Plan to meet monthly or however often is comfortable for your group. Make sure to put the repeating meeting on everyone’s calendar: It’s much more effective than scheduling the next meeting at the end of each one.
Someone needs to manage each meeting’s logistics: attendance, agenda, time management, snacks, and so on. This can be the same person each time, or the role can change hands on an agreed-upon rotating basis. Either way, the meeting leader should be a fellow arts teacher.
Designated teacher leaders should be equipped to conduct community meetings, and community members should know what to expect. Tools and protocols help establish a safe and productive community. For example, our members brainstorm and adopt group agreements such as “Share-the-Air” to avoid one person dominating the conversations. See protocols - Action Plans - reflection
The focus of each meeting should be on student work, and how the teacher’s strategy, according to an action plan, is supporting it. Whenever possible, community members should supply examples of student work or documentation of it in video or some other format that allows it to be shared.
Visiting each other’s classrooms at critical intervals is a key activity that builds a successful Artful Learning Community! Sharing teaching practice with fellow community members is invaluable. An intervisitation is community-oriented, teacher-led, focused, and immediately followed by a structured feedback session. A meeting may follow the debriefing to share student work and update action plans. (See the PLC Tool Kit below).
Download the PLC Tool Kit:
A Professional Learning Community (PLC) engaged in action research needs tools that make practitioner research visible to the practitioner and their community for the purposes of feedback, revision and reflection. The Artful Learning Communities Project developed this downloadable tool kit to support and share their work.
The PLC Tool Kit includes: Action Plan, Reflection Protocol, Intervisitation Observation Protocol, and Intertvisitation Feedback Protocols.
Results from our own community
Between 2008 and 2014, Artful Learning Communities configured several communities of New York City K–12 arts educators, and saw remarkable results.

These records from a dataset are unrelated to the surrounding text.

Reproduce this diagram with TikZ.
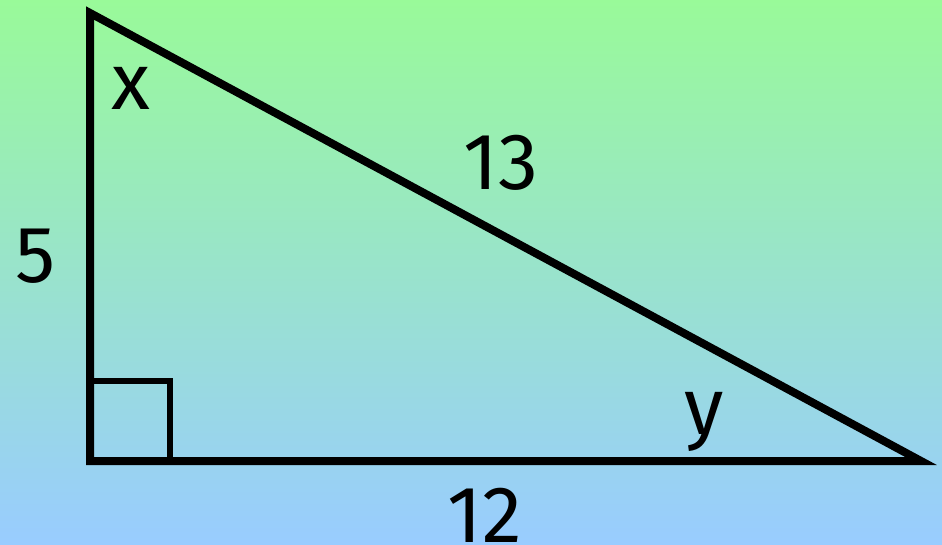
\documentclass[tikz,border=0pt]{standalone}
\usepackage{fontspec}
\setmainfont{Fira Sans}
\definecolor{topgreen}{RGB}{153,250,153}
\definecolor{botblue}{RGB}{153,204,255}
\begin{document}
\begin{tikzpicture}[x=1pt,y=-1pt,
  lbl/.style={inner sep=0pt,anchor=base,font=\fontsize{80}{80}\selectfont},
  thick line/.style={line width=8pt,line join=miter},
  sq line/.style={line width=6pt,line join=miter}]
\shade[top color=topgreen,bottom color=botblue] (0,0) rectangle (942,545);
\useasboundingbox (0,0) rectangle (942,545);
\coordinate (A) at (90,13);
\coordinate (B) at (90,461);
\coordinate (C) at (921,461);
\coordinate (S1) at (90,381);
\coordinate (S2) at (170,381);
\coordinate (S3) at (170,461);
\draw[sq line] (S1) -- (S2) -- (S3);
\draw[thick line] (A) -- (B) -- (C) -- cycle;
\node[lbl] (x) at (131,110) {x};
\node[lbl] (h) at (501,190) {13};
\node[lbl] (a) at (36,283) {5};
\node[lbl] (y) at (704,434) {y};
\node[lbl] (b) at (485,542) {12};
\end{tikzpicture}
\end{document}
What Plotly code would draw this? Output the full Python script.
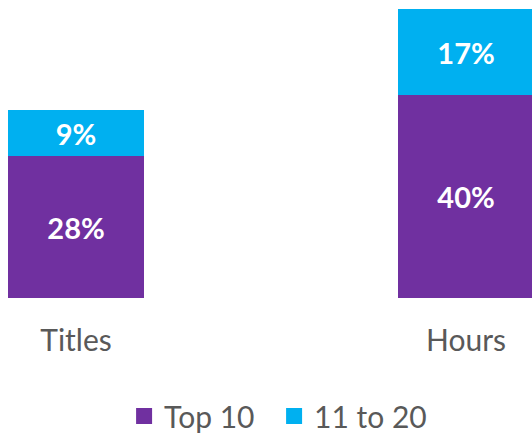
import plotly.graph_objects as go

categories = ["Titles", "Hours"]
top10 = [28, 40]
rank11_20 = [9, 17]
series_names = ["Top 10", "11 to 20"]
colors = ["#7030A0", "#00B0F0"]
legend_widths = [105, 125]

fig = go.Figure()
for name, vals, col in zip(series_names, [top10, rank11_20], colors):
    fig.add_trace(go.Bar(
        x=categories, y=vals, name=name,
        marker=dict(color=col, line=dict(width=0)),
        width=0.349,
        text=[f"{v}%" for v in vals],
        textposition="inside", insidetextanchor="middle",
        textfont=dict(family="Lato", size=29, color="white", weight="bold"),
        constraintext="none",
        showlegend=False,
    ))
# legend entries with square markers
for name, col, lw in zip(series_names, colors, legend_widths):
    fig.add_trace(go.Scatter(
        x=[None], y=[None], mode="markers", name=name,
        marker=dict(symbol="square", size=18, color=col),
        legendwidth=lw,
        showlegend=True,
    ))

fig.update_layout(
    barmode="stack",
    width=532, height=435,
    margin=dict(l=0, r=0, t=0, b=137, autoexpand=False),
    plot_bgcolor="white", paper_bgcolor="white",
    font=dict(family="Lato", color="#595959", size=30),
    xaxis=dict(range=[-0.1949, 1.1692], showgrid=False, zeroline=False,
               showline=False, ticks="", ticklabelstandoff=22, automargin=False,
               tickfont=dict(size=30, color="#595959")),
    yaxis=dict(range=[0, 58.8], visible=False, automargin=False),
    legend=dict(orientation="h", x=0.534, xanchor="center",
                yref="container", y=0.0437, yanchor="middle",
                font=dict(size=30, color="#595959"), traceorder="normal"),
    showlegend=True,
)

fig.write_html("out.html",
               config={"displayModeBar": False},
               post_script="document.body.style.margin='0px';document.body.style.overflow='hidden';")
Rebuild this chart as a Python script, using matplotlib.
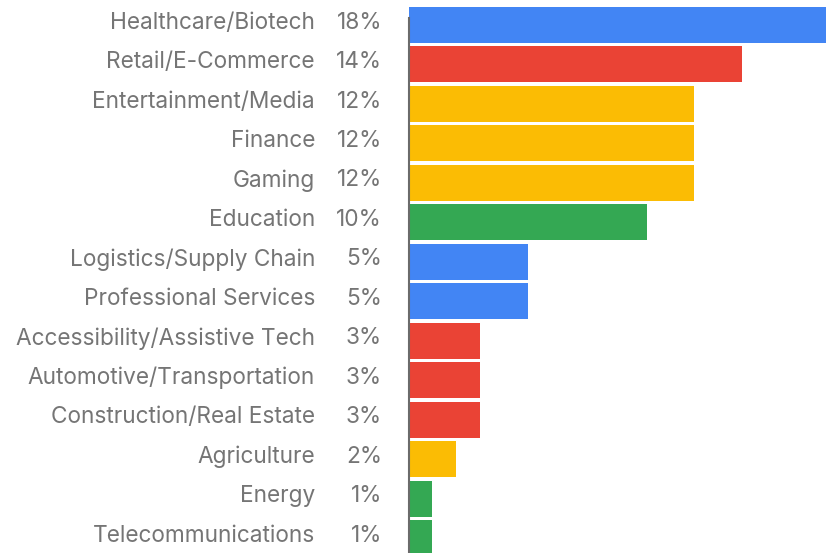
import matplotlib.pyplot as plt
import matplotlib.transforms as mtransforms

categories = ["Healthcare/Biotech", "Retail/E-Commerce", "Entertainment/Media",
              "Finance", "Gaming", "Education", "Logistics/Supply Chain",
              "Professional Services", "Accessibility/Assistive Tech",
              "Automotive/Transportation", "Construction/Real Estate",
              "Agriculture", "Energy", "Telecommunications"]
values = [18, 14, 12, 12, 12, 10, 5, 5, 3, 3, 3, 2, 1, 1]
pct_labels = ["18%", "14%", "12%", "12%", "12%", "10%", "5%", "5%",
              "3%", "3%", "3%", "2%", "1%", "1%"]

blue, red, yellow, green = "#4285F4", "#EA4335", "#FBBC04", "#34A853"
colors = [blue, red, yellow, yellow, yellow, green, blue, blue,
          red, red, red, yellow, green, green]

W, H = 826, 553
fig = plt.figure(figsize=(W / 100, H / 100), dpi=100)
x0 = 408.7 / W
ax = fig.add_axes([x0, 0, 1 - x0, 1])

pitch = 39.46
ypos = list(range(len(values)))
ax.barh(ypos, values, height=36 / pitch, color=colors)
ax.set_xlim(0, (W - 408.7) / 23.78)
ax.set_ylim((H - 25) / pitch, -25 / pitch)

for s in ["top", "right", "bottom"]:
    ax.spines[s].set_visible(False)
ax.spines["left"].set_color("#6b6b6b")
ax.spines["left"].set_linewidth(1.5)
ax.spines["left"].set_bounds(-7 / pitch, (H - 25) / pitch)
ax.set_xticks([])
ax.set_yticks([])

tr = mtransforms.blended_transform_factory(fig.transFigure, ax.transData)
txt = dict(family="Inter", fontsize=16.3, color="#757575",
           va="center", ha="right")
for y, cat, lab in zip(ypos, categories, pct_labels):
    ax.text(315 / W, y - 0.06, cat, transform=tr, **txt)
    ax.text(382 / W, y - 0.06, lab, transform=tr, **txt)

fig.savefig("out.png", dpi=100)
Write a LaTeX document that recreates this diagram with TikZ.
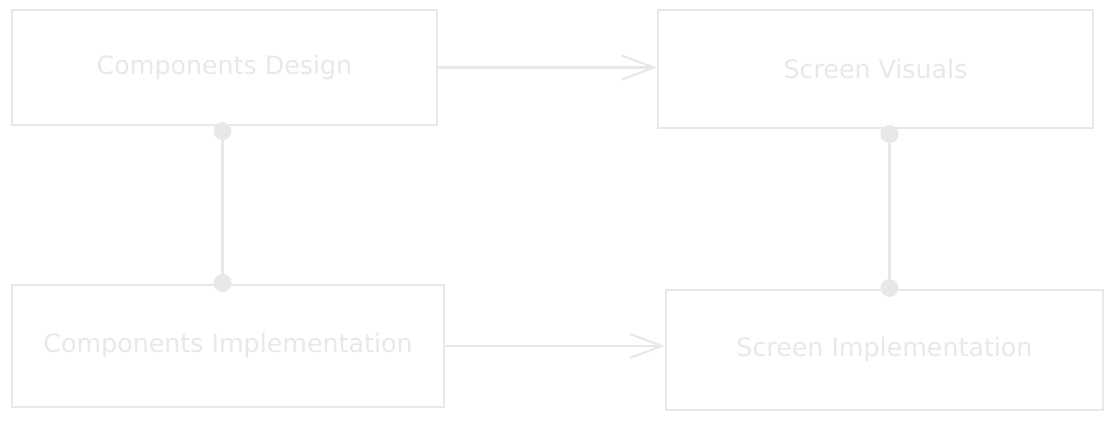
\documentclass[tikz,border=0pt]{standalone}
\usepackage{fontspec}
\setmainfont{DejaVu Sans}
\usetikzlibrary{arrows.meta}
\definecolor{sketchgray}{RGB}{232,232,232}
\tikzset{
  block/.style={draw=sketchgray, line width=1.5pt, text=sketchgray,
    font=\fontsize{18}{20}\selectfont, inner sep=0pt},
  link/.style={draw=sketchgray, line width=1.5pt},
}
\begin{document}
\begin{tikzpicture}[x=0.025cm,y=-0.025cm]
      \useasboundingbox (0,0) rectangle (1112,421);
      \node [block, minimum width=10.625cm, minimum height=2.875cm] (cd) at (224.5,67.5) {Components Design};
      \node [block, minimum width=10.875cm, minimum height=2.95cm] (sv) at (875.5,69) {Screen Visuals};
      \node [block, minimum width=10.8cm, minimum height=3.05cm] (ci) at (228,346) {Components Implementation};
      \node [block, minimum width=10.925cm, minimum height=3cm] (si) at (884.5,350) {Screen Implementation};
      \draw [link, -{Straight Barb[length=0.8cm, width=0.6cm]}] (cd.east) -- (cd.east -| sv.west);
      \draw [link, -{Straight Barb[length=0.8cm, width=0.6cm]}] (ci.east) -- (ci.east -| si.west);
      \draw [link, shorten <=-0.1cm, shorten >=-0.2cm, {Circle[length=0.45cm]}-{Circle[length=0.45cm]}] ([xshift=-0.05cm]cd.south) -- ([xshift=-0.05cm]cd.south |- ci.north);
      \draw [link, shorten <=-0.1cm, shorten >=-0.2cm, {Circle[length=0.45cm]}-{Circle[length=0.45cm]}] ([xshift=0.35cm]sv.south) -- ([xshift=0.35cm]sv.south |- si.north);
    \end{tikzpicture}
\end{document}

The teachers engaged in action research focused on the implementation of formative assessment strategies to improve arts learning. Action research provided a structure in which to ask: Does formative assessment change teacher practice and improve student achievement in the arts? Our teacher research revealed that the answer was a resounding yes!
These educators—more than 200 music, dance, theater, and visual arts specialists— implemented formative assessment practices in economically disadvantaged schools. Like many arts specialists, some of them taught more than 600 students across five grades per week. All of the ALC arts teachers reported improvements in their own teaching and increases in student achievement. Most also reported that students had grown more motivated and interested in their own learning processes. Teachers credited much of this to their implementation of formative assessment strategies, but they also noted that the sup- port of their communities was integral to their success.
Formative assessment was new to them, and some were resistant at first. Learning communities broke down their isolation and provided support from experienced peers. The majority of members were also personally accountable to the process because they felt ownership of their research and were committed to their colleagues. The learning community model invested trust in the teachers and engaged them in an action research process that helped them to transform their teaching practice and enhance student achievement in the arts.